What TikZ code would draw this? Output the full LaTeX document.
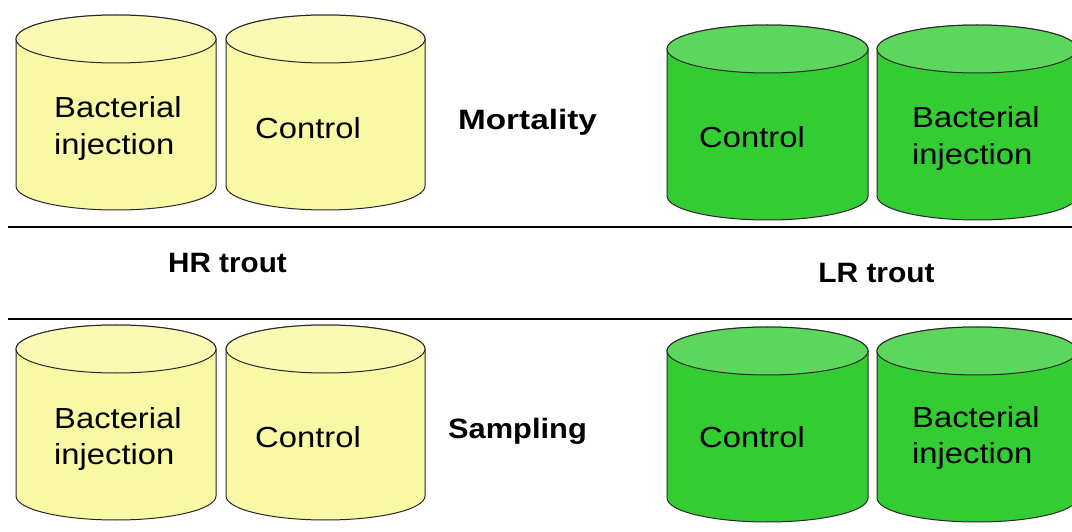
\documentclass[tikz,border=0pt]{standalone}
\usepackage{fontspec}
\setmainfont{Liberation Sans}
\usepackage{graphicx}
\definecolor{ybody}{RGB}{249,249,165}
\definecolor{ytop}{RGB}{250,250,180}
\definecolor{gbody}{RGB}{51,204,51}
\definecolor{gtop}{RGB}{92,214,92}
\definecolor{rim}{RGB}{40,40,40}
\newcommand{\tank}[7]{% cx, rx, top centre y, bottom centre y, ry, body, top
  \filldraw[tankline, fill=#6] ({#1-#2},#3) -- ({#1-#2},#4)
    arc[start angle=180, end angle=360, x radius=#2, y radius=#5]
    -- ({#1+#2},#3)
    arc[start angle=0, end angle=180, x radius=#2, y radius=#5] -- cycle;
  \filldraw[tankline, fill=#7] (#1,#3) ellipse[x radius=#2, y radius=#5];
}
\newcommand{\twol}[2]{\scalebox{1.13}[1]{\begin{tabular}[t]{@{}l@{}}#1\\#2\end{tabular}}}
\newcommand{\onel}[1]{\scalebox{1.13}[1]{#1}}
\begin{document}
\begin{tikzpicture}[x=1pt,y=1pt,
  tankline/.style={draw=rim, line width=1pt},
  lbl/.style={anchor=base, inner sep=0pt, font=\fontsize{29pt}{36.5pt}\selectfont},
  head/.style={anchor=base, inner sep=0pt, font=\fontsize{28pt}{32pt}\selectfont\bfseries},
  rule/.style={draw=black, line width=1.2pt}]
\useasboundingbox (0,0) rectangle (1072,531);
% tanks
\tank{116}{100}{492}{345}{24}{ybody}{ytop}
\tank{325.5}{99.5}{492}{345}{24}{ybody}{ytop}
\tank{767.5}{100.5}{482}{335}{24}{gbody}{gtop}
\tank{977}{100}{482}{335}{24}{gbody}{gtop}
\tank{116}{100}{182}{35}{24}{ybody}{ytop}
\tank{325.5}{99.5}{182}{35}{24}{ybody}{ytop}
\tank{767.5}{100.5}{180}{33}{24}{gbody}{gtop}
\tank{977}{100}{180}{33}{24}{gbody}{gtop}
% labels in tanks
\node[lbl, anchor=base west] (hrb1) at (54,413) {\twol{Bacterial}{injection}};
\node[lbl] (hrc1) at (308,392) {\onel{Control}};
\node[lbl] (lrc1) at (752,383) {\onel{Control}};
\node[lbl, anchor=base west] (lrb1) at (912,403) {\twol{Bacterial}{injection}};
\node[lbl, anchor=base west] (hrb2) at (54,103) {\twol{Bacterial}{injection}};
\node[lbl] (hrc2) at (308,84) {\onel{Control}};
\node[lbl] (lrc2) at (752,84) {\onel{Control}};
\node[lbl, anchor=base west] (lrb2) at (912,104) {\twol{Bacterial}{injection}};
% headings
\node[head] (mort) at (527.5,401) {\scalebox{1.19}[1]{Mortality}};
\node[head] (hr) at (227.5,258) {\scalebox{1.06}[1]{HR trout}};
\node[head] (lr) at (876.5,248) {\scalebox{1.07}[1]{LR trout}};
\node[head] (samp) at (517.5,93) {\scalebox{1.10}[1]{Sampling}};
% rules
\coordinate (r1a) at (8,304);
\coordinate (r1b) at (1072,304);
\coordinate (r2a) at (8,212);
\coordinate (r2b) at (1072,212);
\draw[rule] (r1a) -- (r1b);
\draw[rule] (r2a) -- (r2b);
\end{tikzpicture}
\end{document}
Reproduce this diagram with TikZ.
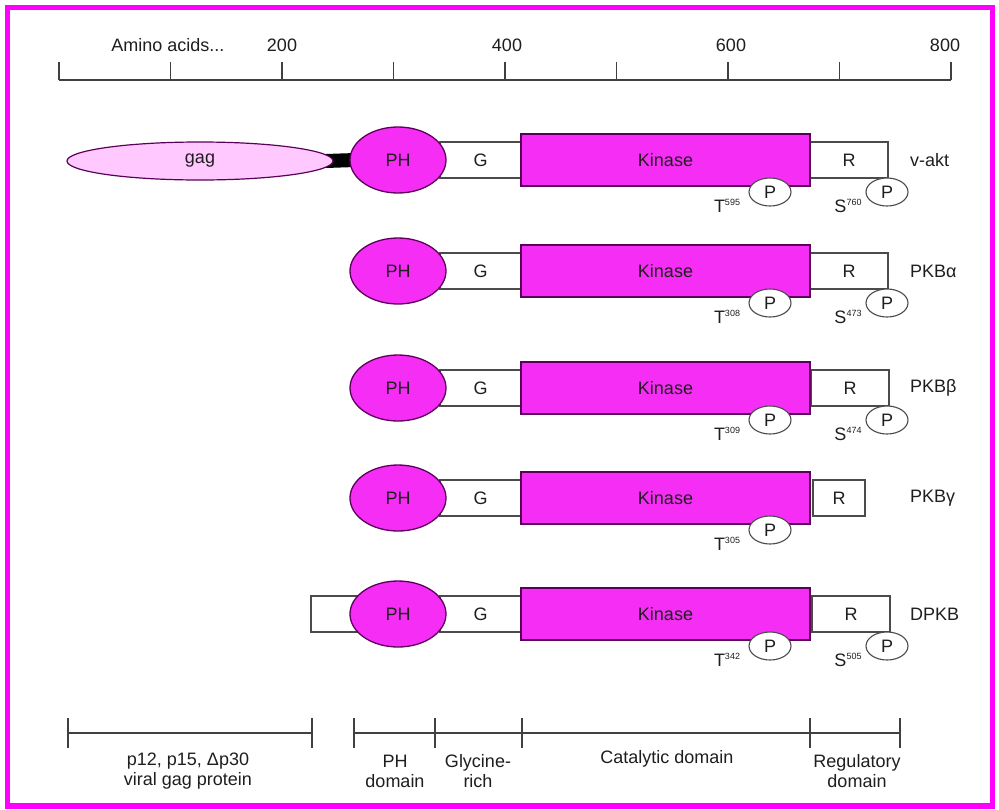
\documentclass[tikz,border=0pt]{standalone}
\usepackage{fontspec}
\setmainfont{Liberation Sans}
\usetikzlibrary{shapes.geometric,backgrounds}
\definecolor{frame}{RGB}{255,0,255}
\definecolor{kin}{RGB}{245,45,245}
\definecolor{kinline}{RGB}{90,0,90}
\definecolor{gagfill}{RGB}{255,200,255}
\definecolor{ink}{RGB}{30,30,30}
\newcommand\supn[1]{{\fontsize{9}{9}\selectfont\raisebox{7pt}{#1}}}
\newcommand\prow[6]{%
  \node[wbox, minimum width=81, minimum height=36] (g#1) at (480.5,#2) {G};
  \node[wbox, minimum width=#6, minimum height=36] (r#1) at (#5,#2) {R};
  \node[kbox, minimum width=289, minimum height=52] (k#1) at (665.5,#2) {Kinase};
  \node[phell] (ph#1) at (398,#2) {PH};
  \node[pell] (tp#1) at (770,#2+32) {P};
  \node[lab] (tl#1) at (727,#2+46) {T\supn{#4}};
  \node[lab, anchor=west] (n#1) at (910,#2) {#3};
}
\newcommand\spt[3]{%
  \node[pell] (sp#1) at (887,#2+32) {P};
  \node[lab] (sl#1) at (848,#2+46) {S\supn{#3}};
}
\begin{document}
\begin{tikzpicture}[x=1pt,y=-1pt,
  every node/.style={text=ink, font=\fontsize{18}{20}\selectfont},
  lab/.style={inner sep=0},
  wbox/.style={draw=ink!80, fill=white, line width=1.3, inner sep=0},
  kbox/.style={draw=kinline, fill=kin, line width=1.6, inner sep=0},
  phell/.style={ellipse, draw=kinline, fill=kin, line width=1.3, minimum width=96, minimum height=66, inner sep=0},
  pell/.style={ellipse, draw=ink!80, fill=white, line width=1.1, minimum width=42, minimum height=28, inner sep=0},
  tick/.style={draw=ink!85, line width=1.3}]
\useasboundingbox (0,0) rectangle (999,809);
\draw[frame, line width=5.5] (7.5,7.5) rectangle (992.5,806);

% scale bar
\coordinate (s0) at (59,80);
\coordinate (s8) at (951,80);
\draw[tick] (s0) -- (s8);
\foreach \k in {0,...,8} {
  \draw[tick] ({59+\k*111.5},62) -- ({59+\k*111.5},80);
}
\node[lab] (aa) at (168,45) {Amino acids...};
\node[lab] (l200) at (282,45) {200};
\node[lab] (l400) at (507,45) {400};
\node[lab] (l600) at (731,45) {600};
\node[lab] (l800) at (945,45) {800};

% v-akt row with gag
\node[ellipse, draw=kinline, fill=gagfill, line width=1.2, minimum width=266, minimum height=38, inner sep=0] (gag) at (200,161) {gag};
\prow{1}{160}{v-akt}{595}{849}{78}
\spt{1}{160}{760}
\begin{scope}[on background layer]
  \draw[line width=14, black] ([xshift=-8]gag.east) -- ([xshift=6]ph1.west);
\end{scope}

\prow{2}{271}{PKBα}{308}{849}{78}
\spt{2}{271}{473}

\prow{3}{388}{PKBβ}{309}{850}{78}
\spt{3}{388}{474}

\prow{4}{498}{PKBγ}{305}{839}{52}

\node[wbox, minimum width=49, minimum height=36] (e5) at (335.5,614) {};
\prow{5}{614}{DPKB}{342}{851}{78}
\spt{5}{614}{505}

% domain bars
\coordinate (b0) at (68,733);
\coordinate (b1) at (312,733);
\coordinate (c0) at (354,733);
\coordinate (c1) at (435,733);
\coordinate (c2) at (522,733);
\coordinate (c3) at (810,733);
\coordinate (c4) at (900,733);
\draw[tick] (b0) -- (b1);
\draw[tick] (c0) -- (c4);
\foreach \p in {b0,b1,c0,c1,c2,c3,c4} {
  \draw[tick] ([yshift=-15]\p) -- ([yshift=15]\p);
}
\node[lab, align=center] (d1) at (188,771) {p12, p15, Δp30\\viral gag protein};
\node[lab, align=center] (d2) at (395,771) {PH\\domain};
\node[lab, align=center] (d3) at (478,771) {Glycine-\\rich};
\node[lab] (d4) at (667,759) {Catalytic domain};
\node[lab, align=center] (d5) at (857,771) {Regulatory\\domain};
\end{tikzpicture}
\end{document}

- [Problem to solve]: Reproduce the listing above exactly, excluding all pictures.

- [Correct result]:
What TikZ code would draw this? Output the full LaTeX document.
\documentclass[tikz,border=0pt]{standalone}
\usepackage{fontspec}
\setmainfont{Liberation Sans}
\usepackage{graphicx}
\definecolor{ybody}{RGB}{249,249,165}
\definecolor{ytop}{RGB}{250,250,180}
\definecolor{gbody}{RGB}{51,204,51}
\definecolor{gtop}{RGB}{92,214,92}
\definecolor{rim}{RGB}{40,40,40}
\newcommand{\tank}[7]{% cx, rx, top centre y, bottom centre y, ry, body, top
  \filldraw[tankline, fill=#6] ({#1-#2},#3) -- ({#1-#2},#4)
    arc[start angle=180, end angle=360, x radius=#2, y radius=#5]
    -- ({#1+#2},#3)
    arc[start angle=0, end angle=180, x radius=#2, y radius=#5] -- cycle;
  \filldraw[tankline, fill=#7] (#1,#3) ellipse[x radius=#2, y radius=#5];
}
\newcommand{\twol}[2]{\scalebox{1.13}[1]{\begin{tabular}[t]{@{}l@{}}#1\\#2\end{tabular}}}
\newcommand{\onel}[1]{\scalebox{1.13}[1]{#1}}
\begin{document}
\begin{tikzpicture}[x=1pt,y=1pt,
  tankline/.style={draw=rim, line width=1pt},
  lbl/.style={anchor=base, inner sep=0pt, font=\fontsize{29pt}{36.5pt}\selectfont},
  head/.style={anchor=base, inner sep=0pt, font=\fontsize{28pt}{32pt}\selectfont\bfseries},
  rule/.style={draw=black, line width=1.2pt}]
\useasboundingbox (0,0) rectangle (1072,531);
% tanks
\tank{116}{100}{492}{345}{24}{ybody}{ytop}
\tank{325.5}{99.5}{492}{345}{24}{ybody}{ytop}
\tank{767.5}{100.5}{482}{335}{24}{gbody}{gtop}
\tank{977}{100}{482}{335}{24}{gbody}{gtop}
\tank{116}{100}{182}{35}{24}{ybody}{ytop}
\tank{325.5}{99.5}{182}{35}{24}{ybody}{ytop}
\tank{767.5}{100.5}{180}{33}{24}{gbody}{gtop}
\tank{977}{100}{180}{33}{24}{gbody}{gtop}
% labels in tanks
\node[lbl, anchor=base west] (hrb1) at (54,413) {\twol{Bacterial}{injection}};
\node[lbl] (hrc1) at (308,392) {\onel{Control}};
\node[lbl] (lrc1) at (752,383) {\onel{Control}};
\node[lbl, anchor=base west] (lrb1) at (912,403) {\twol{Bacterial}{injection}};
\node[lbl, anchor=base west] (hrb2) at (54,103) {\twol{Bacterial}{injection}};
\node[lbl] (hrc2) at (308,84) {\onel{Control}};
\node[lbl] (lrc2) at (752,84) {\onel{Control}};
\node[lbl, anchor=base west] (lrb2) at (912,104) {\twol{Bacterial}{injection}};
% headings
\node[head] (mort) at (527.5,401) {\scalebox{1.19}[1]{Mortality}};
\node[head] (hr) at (227.5,258) {\scalebox{1.06}[1]{HR trout}};
\node[head] (lr) at (876.5,248) {\scalebox{1.07}[1]{LR trout}};
\node[head] (samp) at (517.5,93) {\scalebox{1.10}[1]{Sampling}};
% rules
\coordinate (r1a) at (8,304);
\coordinate (r1b) at (1072,304);
\coordinate (r2a) at (8,212);
\coordinate (r2b) at (1072,212);
\draw[rule] (r1a) -- (r1b);
\draw[rule] (r2a) -- (r2b);
\end{tikzpicture}
\end{document}
Reproduce this diagram with TikZ.
\documentclass[tikz,border=0pt]{standalone}
\usepackage{fontspec}
\setmainfont{Liberation Sans}
\usetikzlibrary{shapes.geometric,backgrounds}
\definecolor{frame}{RGB}{255,0,255}
\definecolor{kin}{RGB}{245,45,245}
\definecolor{kinline}{RGB}{90,0,90}
\definecolor{gagfill}{RGB}{255,200,255}
\definecolor{ink}{RGB}{30,30,30}
\newcommand\supn[1]{{\fontsize{9}{9}\selectfont\raisebox{7pt}{#1}}}
\newcommand\prow[6]{%
  \node[wbox, minimum width=81, minimum height=36] (g#1) at (480.5,#2) {G};
  \node[wbox, minimum width=#6, minimum height=36] (r#1) at (#5,#2) {R};
  \node[kbox, minimum width=289, minimum height=52] (k#1) at (665.5,#2) {Kinase};
  \node[phell] (ph#1) at (398,#2) {PH};
  \node[pell] (tp#1) at (770,#2+32) {P};
  \node[lab] (tl#1) at (727,#2+46) {T\supn{#4}};
  \node[lab, anchor=west] (n#1) at (910,#2) {#3};
}
\newcommand\spt[3]{%
  \node[pell] (sp#1) at (887,#2+32) {P};
  \node[lab] (sl#1) at (848,#2+46) {S\supn{#3}};
}
\begin{document}
\begin{tikzpicture}[x=1pt,y=-1pt,
  every node/.style={text=ink, font=\fontsize{18}{20}\selectfont},
  lab/.style={inner sep=0},
  wbox/.style={draw=ink!80, fill=white, line width=1.3, inner sep=0},
  kbox/.style={draw=kinline, fill=kin, line width=1.6, inner sep=0},
  phell/.style={ellipse, draw=kinline, fill=kin, line width=1.3, minimum width=96, minimum height=66, inner sep=0},
  pell/.style={ellipse, draw=ink!80, fill=white, line width=1.1, minimum width=42, minimum height=28, inner sep=0},
  tick/.style={draw=ink!85, line width=1.3}]
\useasboundingbox (0,0) rectangle (999,809);
\draw[frame, line width=5.5] (7.5,7.5) rectangle (992.5,806);

% scale bar
\coordinate (s0) at (59,80);
\coordinate (s8) at (951,80);
\draw[tick] (s0) -- (s8);
\foreach \k in {0,...,8} {
  \draw[tick] ({59+\k*111.5},62) -- ({59+\k*111.5},80);
}
\node[lab] (aa) at (168,45) {Amino acids...};
\node[lab] (l200) at (282,45) {200};
\node[lab] (l400) at (507,45) {400};
\node[lab] (l600) at (731,45) {600};
\node[lab] (l800) at (945,45) {800};

% v-akt row with gag
\node[ellipse, draw=kinline, fill=gagfill, line width=1.2, minimum width=266, minimum height=38, inner sep=0] (gag) at (200,161) {gag};
\prow{1}{160}{v-akt}{595}{849}{78}
\spt{1}{160}{760}
\begin{scope}[on background layer]
  \draw[line width=14, black] ([xshift=-8]gag.east) -- ([xshift=6]ph1.west);
\end{scope}

\prow{2}{271}{PKBα}{308}{849}{78}
\spt{2}{271}{473}

\prow{3}{388}{PKBβ}{309}{850}{78}
\spt{3}{388}{474}

\prow{4}{498}{PKBγ}{305}{839}{52}

\node[wbox, minimum width=49, minimum height=36] (e5) at (335.5,614) {};
\prow{5}{614}{DPKB}{342}{851}{78}
\spt{5}{614}{505}

% domain bars
\coordinate (b0) at (68,733);
\coordinate (b1) at (312,733);
\coordinate (c0) at (354,733);
\coordinate (c1) at (435,733);
\coordinate (c2) at (522,733);
\coordinate (c3) at (810,733);
\coordinate (c4) at (900,733);
\draw[tick] (b0) -- (b1);
\draw[tick] (c0) -- (c4);
\foreach \p in {b0,b1,c0,c1,c2,c3,c4} {
  \draw[tick] ([yshift=-15]\p) -- ([yshift=15]\p);
}
\node[lab, align=center] (d1) at (188,771) {p12, p15, Δp30\\viral gag protein};
\node[lab, align=center] (d2) at (395,771) {PH\\domain};
\node[lab, align=center] (d3) at (478,771) {Glycine-\\rich};
\node[lab] (d4) at (667,759) {Catalytic domain};
\node[lab, align=center] (d5) at (857,771) {Regulatory\\domain};
\end{tikzpicture}
\end{document}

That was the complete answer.